**Exercise:** Quote the data exactly, first line to the line containing "SIZE &amp; FORECAST</text>", with no pictures.

**Collected data:**

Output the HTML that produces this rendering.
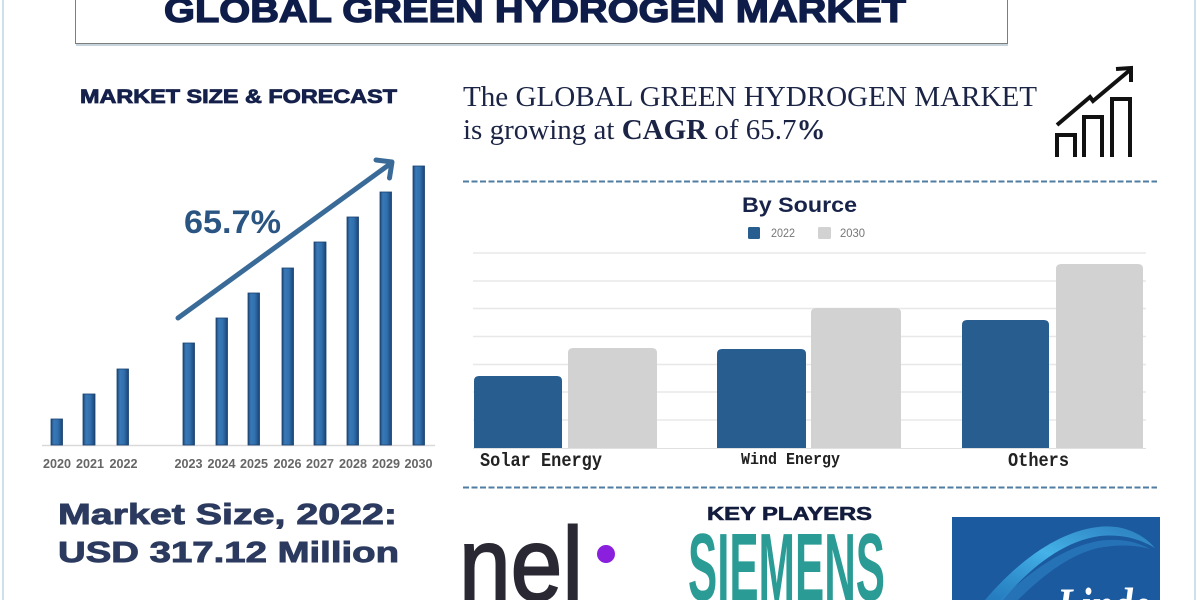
<!DOCTYPE html>
<html>
<head>
<meta charset="utf-8">
<style>
  html,body{margin:0;padding:0;background:#fff;width:1200px;height:600px;overflow:hidden;}
  svg{display:block;overflow:hidden;}
</style>
</head>
<body>
<svg width="1200" height="600" viewBox="0 0 1200 600" xmlns="http://www.w3.org/2000/svg">
  <defs>
    <linearGradient id="lb" x1="0" y1="0" x2="1" y2="0">
      <stop offset="0" stop-color="#1b4677"/>
      <stop offset="0.25" stop-color="#3a78b6"/>
      <stop offset="0.6" stop-color="#3170ae"/>
      <stop offset="1" stop-color="#1a4475"/>
    </linearGradient>
    <linearGradient id="sw" x1="0" y1="1" x2="1" y2="0">
      <stop offset="0" stop-color="#2a8fd0" stop-opacity="0.6"/>
      <stop offset="0.5" stop-color="#45b2e8"/>
      <stop offset="1" stop-color="#3a9fd8" stop-opacity="0.5"/>
    </linearGradient>
    <clipPath id="pg"><rect x="0" y="0" width="1200" height="600"/></clipPath>
  </defs>

  <g clip-path="url(#pg)">
  <rect width="1200" height="600" fill="#ffffff"/>
  <!-- page side borders -->
  <rect x="2" y="0" width="2" height="600" fill="#cfe0ea"/>
  <rect x="1194" y="0" width="2" height="600" fill="#cfe0ea"/>

  <!-- header box -->
  <rect x="75.5" y="-5" width="932" height="48.5" fill="#fff" stroke="#7d7d7d" stroke-width="1"/>
  <line x1="76" y1="45" x2="1008" y2="45" stroke="#c6d4de" stroke-width="2"/>
  <text x="164" y="22" font-family="Liberation Sans, sans-serif" font-weight="bold" font-size="34" fill="#0e1c4a" stroke="#0e1c4a" stroke-width="1.3" textLength="742" lengthAdjust="spacingAndGlyphs">GLOBAL GREEN HYDROGEN MARKET</text>

  <!-- left section title -->
  <text x="80" y="103" font-family="Liberation Sans, sans-serif" font-weight="bold" font-size="19" fill="#15214b" stroke="#15214b" stroke-width="0.8" textLength="317" lengthAdjust="spacingAndGlyphs">MARKET SIZE &amp; FORECAST</text>

  <!-- left bar chart -->
  <line x1="42" y1="445.5" x2="435" y2="445.5" stroke="#d9d9d9" stroke-width="1.5"/>
  <g fill="url(#lb)" stroke="#1a426f" stroke-width="0.8">
    <rect x="51" y="419" width="11.5" height="26"/>
    <rect x="83" y="394" width="12" height="51"/>
    <rect x="117" y="369" width="11.5" height="76"/>
    <rect x="183" y="343" width="11.5" height="102"/>
    <rect x="216" y="318" width="11.5" height="127"/>
    <rect x="248" y="293" width="11.5" height="152"/>
    <rect x="282" y="268" width="11.5" height="177"/>
    <rect x="314" y="242" width="12" height="203"/>
    <rect x="347" y="217" width="11.5" height="228"/>
    <rect x="380" y="192" width="11.5" height="253"/>
    <rect x="413" y="166" width="11.5" height="279"/>
  </g>
  <g font-family="Liberation Sans, sans-serif" font-weight="bold" font-size="13" fill="#666" text-anchor="middle">
    <text x="57" y="468" textLength="28" lengthAdjust="spacingAndGlyphs">2020</text>
    <text x="90" y="468" textLength="28" lengthAdjust="spacingAndGlyphs">2021</text>
    <text x="123.5" y="468" textLength="28" lengthAdjust="spacingAndGlyphs">2022</text>
    <text x="188.5" y="468" textLength="28" lengthAdjust="spacingAndGlyphs">2023</text>
    <text x="221.5" y="468" textLength="28" lengthAdjust="spacingAndGlyphs">2024</text>
    <text x="254" y="468" textLength="28" lengthAdjust="spacingAndGlyphs">2025</text>
    <text x="287.5" y="468" textLength="28" lengthAdjust="spacingAndGlyphs">2026</text>
    <text x="320" y="468" textLength="28" lengthAdjust="spacingAndGlyphs">2027</text>
    <text x="353" y="468" textLength="28" lengthAdjust="spacingAndGlyphs">2028</text>
    <text x="386" y="468" textLength="28" lengthAdjust="spacingAndGlyphs">2029</text>
    <text x="418.5" y="468" textLength="28" lengthAdjust="spacingAndGlyphs">2030</text>
  </g>
  <!-- growth arrow -->
  <line x1="178" y1="318" x2="390" y2="164" stroke="#3a6b98" stroke-width="5" stroke-linecap="round"/>
  <polyline points="376,160 392,162 389.5,178" fill="none" stroke="#3a6b98" stroke-width="5" stroke-linecap="round" stroke-linejoin="round"/>
  <text x="184" y="233" font-family="Liberation Sans, sans-serif" font-weight="bold" font-size="32" fill="#2a5482" textLength="97" lengthAdjust="spacingAndGlyphs">65.7%</text>

  <!-- CAGR text -->
  <text x="463" y="106" font-family="Liberation Serif, serif" font-size="29" fill="#1b2445" textLength="574" lengthAdjust="spacingAndGlyphs">The GLOBAL GREEN HYDROGEN MARKET</text>
  <text x="463" y="139" font-family="Liberation Serif, serif" font-size="29" fill="#1b2445">is growing at <tspan font-weight="bold">CAGR</tspan> of 65.7<tspan font-weight="bold">%</tspan></text>

  <!-- growth icon -->
  <g fill="none" stroke="#111" stroke-width="4" stroke-linejoin="miter">
    <polyline points="1057,157 1057,135 1075,135 1075,157"/>
    <polyline points="1084,157 1084,117 1102,117 1102,157"/>
    <polyline points="1112,157 1112,99 1130,99 1130,157"/>
    <polyline points="1057,125 1090,97 1093,101 1130,70"/>
    <polyline points="1116,69 1131,68 1131,82"/>
  </g>

  <!-- dashed separators -->
  <line x1="463" y1="181.5" x2="1157" y2="181.5" stroke="#4f7da3" stroke-width="2" stroke-dasharray="6,2.5"/>
  <line x1="463" y1="487.5" x2="1157" y2="487.5" stroke="#4f7da3" stroke-width="2" stroke-dasharray="6,2.5"/>

  <!-- By Source chart -->
  <text x="742" y="212" font-family="Liberation Sans, sans-serif" font-weight="bold" font-size="21" fill="#18234a" textLength="115" lengthAdjust="spacingAndGlyphs">By Source</text>
  <rect x="748" y="227" width="12" height="12" rx="1.5" fill="#275d8f"/>
  <text x="771" y="237" font-family="Liberation Sans, sans-serif" font-size="12" fill="#777" textLength="24" lengthAdjust="spacingAndGlyphs">2022</text>
  <rect x="818" y="227" width="13" height="12" rx="1.5" fill="#d2d2d2"/>
  <text x="840" y="237" font-family="Liberation Sans, sans-serif" font-size="12" fill="#777" textLength="25" lengthAdjust="spacingAndGlyphs">2030</text>

  <g stroke="#e8e8e8" stroke-width="1.5">
    <line x1="473" y1="253" x2="1146" y2="253"/>
    <line x1="473" y1="281" x2="1146" y2="281"/>
    <line x1="473" y1="308.5" x2="1146" y2="308.5"/>
    <line x1="473" y1="336.5" x2="1146" y2="336.5"/>
    <line x1="473" y1="364.5" x2="1146" y2="364.5"/>
    <line x1="473" y1="392" x2="1146" y2="392"/>
    <line x1="473" y1="420" x2="1146" y2="420"/>
  </g>
  <g fill="#275d8f">
    <path d="M474,448 V381 Q474,376 479,376 H557 Q562,376 562,381 V448 Z"/>
    <path d="M717,448 V354 Q717,349 722,349 H801 Q806,349 806,354 V448 Z"/>
    <path d="M962,448 V325 Q962,320 967,320 H1044 Q1049,320 1049,325 V448 Z"/>
  </g>
  <g fill="#d2d2d2">
    <path d="M568,448 V353 Q568,348 573,348 H652 Q657,348 657,353 V448 Z"/>
    <path d="M811,448 V313 Q811,308 816,308 H896 Q901,308 901,313 V448 Z"/>
    <path d="M1056,448 V269 Q1056,264 1061,264 H1138 Q1143,264 1143,269 V448 Z"/>
  </g>
  <line x1="473" y1="448.5" x2="1146" y2="448.5" stroke="#e0e0e0" stroke-width="1"/>
  <g font-family="Liberation Mono, monospace" font-weight="bold" font-size="19" fill="#222">
    <text x="480" y="466" textLength="122" lengthAdjust="spacingAndGlyphs">Solar Energy</text>
    <text x="741" y="464" font-size="17" textLength="99" lengthAdjust="spacingAndGlyphs">Wind Energy</text>
    <text x="1008" y="466" textLength="61" lengthAdjust="spacingAndGlyphs">Others</text>
  </g>

  <!-- Market size -->
  <text x="58" y="524" font-family="Liberation Sans, sans-serif" font-weight="bold" font-size="29" fill="#2b3a5e" stroke="#2b3a5e" stroke-width="0.9" textLength="339" lengthAdjust="spacingAndGlyphs">Market Size, 2022:</text>
  <text x="58" y="562" font-family="Liberation Sans, sans-serif" font-weight="bold" font-size="29" fill="#2b3a5e" stroke="#2b3a5e" stroke-width="0.9" textLength="341" lengthAdjust="spacingAndGlyphs">USD 317.12 Million</text>

  <!-- nel logo -->
  <text x="459" y="600" font-family="Liberation Sans, sans-serif" font-size="104" fill="#2a2833" stroke="#2a2833" stroke-width="2" textLength="124" lengthAdjust="spacingAndGlyphs">nel</text>
  <circle cx="606" cy="554" r="9" fill="#8a1fdd"/>

  <!-- key players -->
  <text x="707" y="520" font-family="Liberation Sans, sans-serif" font-weight="bold" font-size="18" fill="#131c3d" stroke="#131c3d" stroke-width="0.6" textLength="165" lengthAdjust="spacingAndGlyphs">KEY PLAYERS</text>
  <text x="688" y="600" font-family="Liberation Sans, sans-serif" font-weight="bold" font-size="96" fill="#2b9b95" textLength="197" lengthAdjust="spacingAndGlyphs">SIEMENS</text>

  <!-- Linde logo -->
  <rect x="952" y="517" width="208" height="83" fill="#1b5a9f"/>
  <path d="M985,600 C1015,565 1055,532 1098,527 C1122,524 1142,533 1155,548 C1140,539 1122,534 1100,536 C1062,541 1028,570 1003,600 Z" fill="url(#sw)"/>
  <path d="M1000,600 C1030,572 1062,548 1098,541 C1118,538 1136,541 1150,549 C1132,544 1114,545 1098,548 C1068,555 1040,578 1018,600 Z" fill="#2f86c8" opacity="0.55"/>
  <text x="1057" y="622" font-family="Liberation Serif, serif" font-style="italic" font-weight="bold" font-size="50" fill="#ffffff" textLength="93" lengthAdjust="spacingAndGlyphs">Linde</text>
  </g>
</svg>
</body>
</html>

**Exercise result:**
Output the HTML that produces this rendering.
<!DOCTYPE html>
<html>
<head>
<meta charset="utf-8">
<style>
  html,body{margin:0;padding:0;background:#fff;width:1200px;height:600px;overflow:hidden;}
  svg{display:block;overflow:hidden;}
</style>
</head>
<body>
<svg width="1200" height="600" viewBox="0 0 1200 600" xmlns="http://www.w3.org/2000/svg">
  <defs>
    <linearGradient id="lb" x1="0" y1="0" x2="1" y2="0">
      <stop offset="0" stop-color="#1b4677"/>
      <stop offset="0.25" stop-color="#3a78b6"/>
      <stop offset="0.6" stop-color="#3170ae"/>
      <stop offset="1" stop-color="#1a4475"/>
    </linearGradient>
    <linearGradient id="sw" x1="0" y1="1" x2="1" y2="0">
      <stop offset="0" stop-color="#2a8fd0" stop-opacity="0.6"/>
      <stop offset="0.5" stop-color="#45b2e8"/>
      <stop offset="1" stop-color="#3a9fd8" stop-opacity="0.5"/>
    </linearGradient>
    <clipPath id="pg"><rect x="0" y="0" width="1200" height="600"/></clipPath>
  </defs>

  <g clip-path="url(#pg)">
  <rect width="1200" height="600" fill="#ffffff"/>
  <!-- page side borders -->
  <rect x="2" y="0" width="2" height="600" fill="#cfe0ea"/>
  <rect x="1194" y="0" width="2" height="600" fill="#cfe0ea"/>

  <!-- header box -->
  <rect x="75.5" y="-5" width="932" height="48.5" fill="#fff" stroke="#7d7d7d" stroke-width="1"/>
  <line x1="76" y1="45" x2="1008" y2="45" stroke="#c6d4de" stroke-width="2"/>
  <text x="164" y="22" font-family="Liberation Sans, sans-serif" font-weight="bold" font-size="34" fill="#0e1c4a" stroke="#0e1c4a" stroke-width="1.3" textLength="742" lengthAdjust="spacingAndGlyphs">GLOBAL GREEN HYDROGEN MARKET</text>

  <!-- left section title -->
  <text x="80" y="103" font-family="Liberation Sans, sans-serif" font-weight="bold" font-size="19" fill="#15214b" stroke="#15214b" stroke-width="0.8" textLength="317" lengthAdjust="spacingAndGlyphs">MARKET SIZE &amp; FORECAST</text>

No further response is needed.